→ **What to produce**
Without the pictures, output the lines of the material from the very first through the one that holds "(0,0) rectangle (691,504);".

→ **Data shown**
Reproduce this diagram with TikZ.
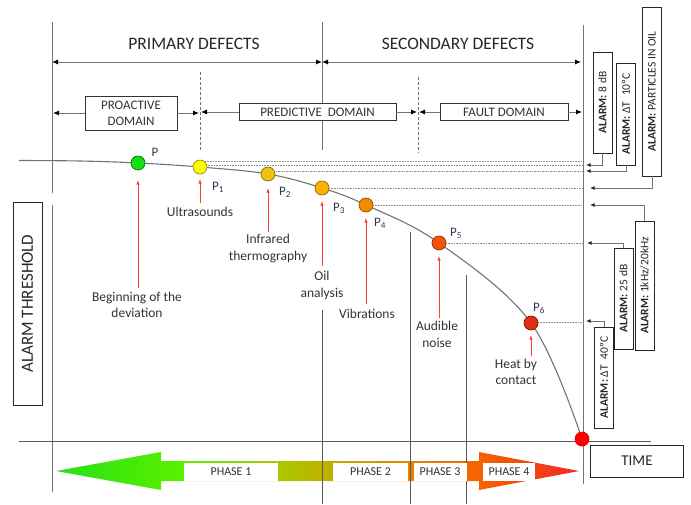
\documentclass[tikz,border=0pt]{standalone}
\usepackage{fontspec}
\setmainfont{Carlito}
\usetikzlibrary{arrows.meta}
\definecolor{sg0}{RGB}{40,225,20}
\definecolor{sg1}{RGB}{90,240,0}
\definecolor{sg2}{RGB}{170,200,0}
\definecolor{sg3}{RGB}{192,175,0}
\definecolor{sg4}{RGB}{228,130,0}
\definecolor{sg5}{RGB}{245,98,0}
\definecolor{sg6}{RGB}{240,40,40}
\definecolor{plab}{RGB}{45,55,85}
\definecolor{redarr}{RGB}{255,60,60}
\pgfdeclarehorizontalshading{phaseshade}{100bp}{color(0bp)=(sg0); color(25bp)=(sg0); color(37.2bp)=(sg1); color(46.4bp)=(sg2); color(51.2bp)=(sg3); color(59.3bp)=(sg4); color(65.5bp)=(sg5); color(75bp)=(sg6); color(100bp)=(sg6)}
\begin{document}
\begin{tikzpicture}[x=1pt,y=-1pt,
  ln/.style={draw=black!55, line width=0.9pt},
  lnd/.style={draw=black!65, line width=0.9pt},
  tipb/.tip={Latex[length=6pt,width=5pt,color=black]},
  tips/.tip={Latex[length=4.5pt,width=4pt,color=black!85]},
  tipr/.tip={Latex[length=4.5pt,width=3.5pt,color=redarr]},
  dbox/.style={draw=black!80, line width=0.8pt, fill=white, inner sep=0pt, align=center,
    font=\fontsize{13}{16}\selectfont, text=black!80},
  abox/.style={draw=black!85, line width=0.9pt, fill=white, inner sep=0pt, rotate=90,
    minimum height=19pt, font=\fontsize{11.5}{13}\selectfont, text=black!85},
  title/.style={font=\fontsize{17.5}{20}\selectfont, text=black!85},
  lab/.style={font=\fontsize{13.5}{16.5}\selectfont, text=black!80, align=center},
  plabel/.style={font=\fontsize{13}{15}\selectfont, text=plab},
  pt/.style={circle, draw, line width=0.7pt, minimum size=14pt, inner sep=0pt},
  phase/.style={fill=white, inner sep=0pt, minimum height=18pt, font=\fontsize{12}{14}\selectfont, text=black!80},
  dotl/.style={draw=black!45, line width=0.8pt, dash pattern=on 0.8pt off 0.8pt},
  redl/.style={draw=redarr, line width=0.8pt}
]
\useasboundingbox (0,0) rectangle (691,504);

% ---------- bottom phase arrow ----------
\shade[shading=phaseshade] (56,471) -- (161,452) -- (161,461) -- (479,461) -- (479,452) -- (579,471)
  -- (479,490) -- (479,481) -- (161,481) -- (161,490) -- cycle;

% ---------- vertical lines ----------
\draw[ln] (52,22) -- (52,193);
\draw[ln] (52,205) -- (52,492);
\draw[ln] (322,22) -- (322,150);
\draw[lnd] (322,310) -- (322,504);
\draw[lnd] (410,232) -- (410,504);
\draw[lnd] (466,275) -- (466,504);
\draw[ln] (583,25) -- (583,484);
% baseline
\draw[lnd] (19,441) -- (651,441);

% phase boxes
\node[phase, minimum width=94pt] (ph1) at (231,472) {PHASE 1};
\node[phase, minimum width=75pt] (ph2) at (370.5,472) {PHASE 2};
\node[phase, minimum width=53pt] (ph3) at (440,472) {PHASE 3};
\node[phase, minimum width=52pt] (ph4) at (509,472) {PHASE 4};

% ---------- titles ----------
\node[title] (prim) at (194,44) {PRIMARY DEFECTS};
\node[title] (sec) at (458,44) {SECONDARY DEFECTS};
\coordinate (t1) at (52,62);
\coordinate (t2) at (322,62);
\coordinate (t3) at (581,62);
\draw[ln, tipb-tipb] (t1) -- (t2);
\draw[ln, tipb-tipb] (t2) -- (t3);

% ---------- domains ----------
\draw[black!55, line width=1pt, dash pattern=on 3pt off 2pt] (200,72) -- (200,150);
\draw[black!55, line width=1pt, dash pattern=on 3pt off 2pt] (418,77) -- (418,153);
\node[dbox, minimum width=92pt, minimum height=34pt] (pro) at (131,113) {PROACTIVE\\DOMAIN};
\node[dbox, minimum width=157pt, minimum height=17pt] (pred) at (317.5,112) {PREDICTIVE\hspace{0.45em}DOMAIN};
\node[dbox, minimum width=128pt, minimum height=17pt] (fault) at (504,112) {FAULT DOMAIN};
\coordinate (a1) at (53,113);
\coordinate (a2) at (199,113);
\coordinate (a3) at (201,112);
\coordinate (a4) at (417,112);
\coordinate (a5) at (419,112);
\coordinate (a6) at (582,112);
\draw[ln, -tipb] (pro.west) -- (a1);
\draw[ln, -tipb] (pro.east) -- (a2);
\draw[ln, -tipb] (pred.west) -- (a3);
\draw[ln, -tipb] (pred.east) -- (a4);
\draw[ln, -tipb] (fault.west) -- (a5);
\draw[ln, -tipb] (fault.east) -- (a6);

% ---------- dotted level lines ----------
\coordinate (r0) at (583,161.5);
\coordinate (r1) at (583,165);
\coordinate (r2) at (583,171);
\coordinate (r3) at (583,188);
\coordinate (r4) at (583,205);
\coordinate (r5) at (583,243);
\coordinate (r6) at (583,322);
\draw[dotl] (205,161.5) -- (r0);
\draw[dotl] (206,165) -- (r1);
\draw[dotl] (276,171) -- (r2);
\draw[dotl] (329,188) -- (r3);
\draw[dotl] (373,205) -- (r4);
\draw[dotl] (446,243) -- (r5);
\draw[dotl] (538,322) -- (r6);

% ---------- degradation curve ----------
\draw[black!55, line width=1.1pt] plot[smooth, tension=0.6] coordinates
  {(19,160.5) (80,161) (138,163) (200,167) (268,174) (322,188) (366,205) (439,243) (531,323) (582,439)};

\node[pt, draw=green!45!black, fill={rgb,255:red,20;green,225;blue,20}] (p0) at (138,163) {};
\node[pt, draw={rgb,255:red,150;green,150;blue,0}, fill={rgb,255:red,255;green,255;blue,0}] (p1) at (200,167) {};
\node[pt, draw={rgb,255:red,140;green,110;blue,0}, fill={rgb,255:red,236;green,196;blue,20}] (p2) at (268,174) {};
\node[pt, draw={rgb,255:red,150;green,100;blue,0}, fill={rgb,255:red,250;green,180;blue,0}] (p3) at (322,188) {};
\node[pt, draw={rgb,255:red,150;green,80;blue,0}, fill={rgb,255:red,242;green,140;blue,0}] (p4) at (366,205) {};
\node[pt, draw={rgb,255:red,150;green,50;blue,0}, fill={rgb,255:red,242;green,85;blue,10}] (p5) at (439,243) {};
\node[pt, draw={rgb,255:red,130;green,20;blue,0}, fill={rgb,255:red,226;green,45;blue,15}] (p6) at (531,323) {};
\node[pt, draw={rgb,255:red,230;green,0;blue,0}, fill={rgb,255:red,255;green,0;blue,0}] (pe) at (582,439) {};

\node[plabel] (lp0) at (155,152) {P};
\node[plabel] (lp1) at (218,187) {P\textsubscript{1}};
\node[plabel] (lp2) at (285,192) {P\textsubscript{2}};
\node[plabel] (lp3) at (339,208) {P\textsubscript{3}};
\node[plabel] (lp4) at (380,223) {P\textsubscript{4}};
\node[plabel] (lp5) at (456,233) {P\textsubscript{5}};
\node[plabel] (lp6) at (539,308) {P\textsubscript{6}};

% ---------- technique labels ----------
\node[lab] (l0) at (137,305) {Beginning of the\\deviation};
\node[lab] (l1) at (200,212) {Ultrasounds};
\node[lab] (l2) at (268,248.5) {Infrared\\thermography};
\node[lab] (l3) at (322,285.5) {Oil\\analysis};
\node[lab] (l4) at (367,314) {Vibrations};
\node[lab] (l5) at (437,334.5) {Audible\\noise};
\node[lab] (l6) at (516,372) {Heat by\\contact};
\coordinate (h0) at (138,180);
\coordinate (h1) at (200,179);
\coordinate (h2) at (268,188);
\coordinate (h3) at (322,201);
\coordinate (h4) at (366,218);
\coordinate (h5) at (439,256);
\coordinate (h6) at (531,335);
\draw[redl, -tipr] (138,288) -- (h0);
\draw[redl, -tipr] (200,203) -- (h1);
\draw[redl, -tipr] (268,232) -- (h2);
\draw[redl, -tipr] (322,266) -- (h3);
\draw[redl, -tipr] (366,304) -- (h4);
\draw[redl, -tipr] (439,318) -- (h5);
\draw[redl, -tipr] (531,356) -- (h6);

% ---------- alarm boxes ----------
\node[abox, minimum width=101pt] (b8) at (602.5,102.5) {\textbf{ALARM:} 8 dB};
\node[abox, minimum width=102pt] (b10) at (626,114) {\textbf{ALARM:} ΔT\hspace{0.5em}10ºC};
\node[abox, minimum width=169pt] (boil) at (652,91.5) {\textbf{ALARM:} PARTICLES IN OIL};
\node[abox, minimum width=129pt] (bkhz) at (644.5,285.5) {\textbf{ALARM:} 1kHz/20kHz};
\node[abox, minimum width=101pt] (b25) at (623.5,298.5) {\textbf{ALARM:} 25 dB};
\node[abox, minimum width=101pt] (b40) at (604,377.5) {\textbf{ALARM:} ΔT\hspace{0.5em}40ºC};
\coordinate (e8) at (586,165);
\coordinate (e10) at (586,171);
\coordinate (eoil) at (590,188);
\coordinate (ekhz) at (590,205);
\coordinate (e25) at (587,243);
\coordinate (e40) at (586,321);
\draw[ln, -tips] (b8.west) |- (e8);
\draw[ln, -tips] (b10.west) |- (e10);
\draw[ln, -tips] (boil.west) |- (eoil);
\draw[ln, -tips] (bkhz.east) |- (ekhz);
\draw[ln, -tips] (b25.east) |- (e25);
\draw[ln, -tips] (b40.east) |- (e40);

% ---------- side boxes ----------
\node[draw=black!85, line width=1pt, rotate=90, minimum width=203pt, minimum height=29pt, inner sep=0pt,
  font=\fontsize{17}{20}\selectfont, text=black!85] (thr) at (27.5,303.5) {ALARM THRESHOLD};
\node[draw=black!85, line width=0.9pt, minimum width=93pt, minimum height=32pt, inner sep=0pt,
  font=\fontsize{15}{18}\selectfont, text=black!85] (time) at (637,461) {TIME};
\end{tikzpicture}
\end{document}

→ **Solution for this problem**
Reproduce this diagram with TikZ.
\documentclass[tikz,border=0pt]{standalone}
\usepackage{fontspec}
\setmainfont{Carlito}
\usetikzlibrary{arrows.meta}
\definecolor{sg0}{RGB}{40,225,20}
\definecolor{sg1}{RGB}{90,240,0}
\definecolor{sg2}{RGB}{170,200,0}
\definecolor{sg3}{RGB}{192,175,0}
\definecolor{sg4}{RGB}{228,130,0}
\definecolor{sg5}{RGB}{245,98,0}
\definecolor{sg6}{RGB}{240,40,40}
\definecolor{plab}{RGB}{45,55,85}
\definecolor{redarr}{RGB}{255,60,60}
\pgfdeclarehorizontalshading{phaseshade}{100bp}{color(0bp)=(sg0); color(25bp)=(sg0); color(37.2bp)=(sg1); color(46.4bp)=(sg2); color(51.2bp)=(sg3); color(59.3bp)=(sg4); color(65.5bp)=(sg5); color(75bp)=(sg6); color(100bp)=(sg6)}
\begin{document}
\begin{tikzpicture}[x=1pt,y=-1pt,
  ln/.style={draw=black!55, line width=0.9pt},
  lnd/.style={draw=black!65, line width=0.9pt},
  tipb/.tip={Latex[length=6pt,width=5pt,color=black]},
  tips/.tip={Latex[length=4.5pt,width=4pt,color=black!85]},
  tipr/.tip={Latex[length=4.5pt,width=3.5pt,color=redarr]},
  dbox/.style={draw=black!80, line width=0.8pt, fill=white, inner sep=0pt, align=center,
    font=\fontsize{13}{16}\selectfont, text=black!80},
  abox/.style={draw=black!85, line width=0.9pt, fill=white, inner sep=0pt, rotate=90,
    minimum height=19pt, font=\fontsize{11.5}{13}\selectfont, text=black!85},
  title/.style={font=\fontsize{17.5}{20}\selectfont, text=black!85},
  lab/.style={font=\fontsize{13.5}{16.5}\selectfont, text=black!80, align=center},
  plabel/.style={font=\fontsize{13}{15}\selectfont, text=plab},
  pt/.style={circle, draw, line width=0.7pt, minimum size=14pt, inner sep=0pt},
  phase/.style={fill=white, inner sep=0pt, minimum height=18pt, font=\fontsize{12}{14}\selectfont, text=black!80},
  dotl/.style={draw=black!45, line width=0.8pt, dash pattern=on 0.8pt off 0.8pt},
  redl/.style={draw=redarr, line width=0.8pt}
]
\useasboundingbox (0,0) rectangle (691,504);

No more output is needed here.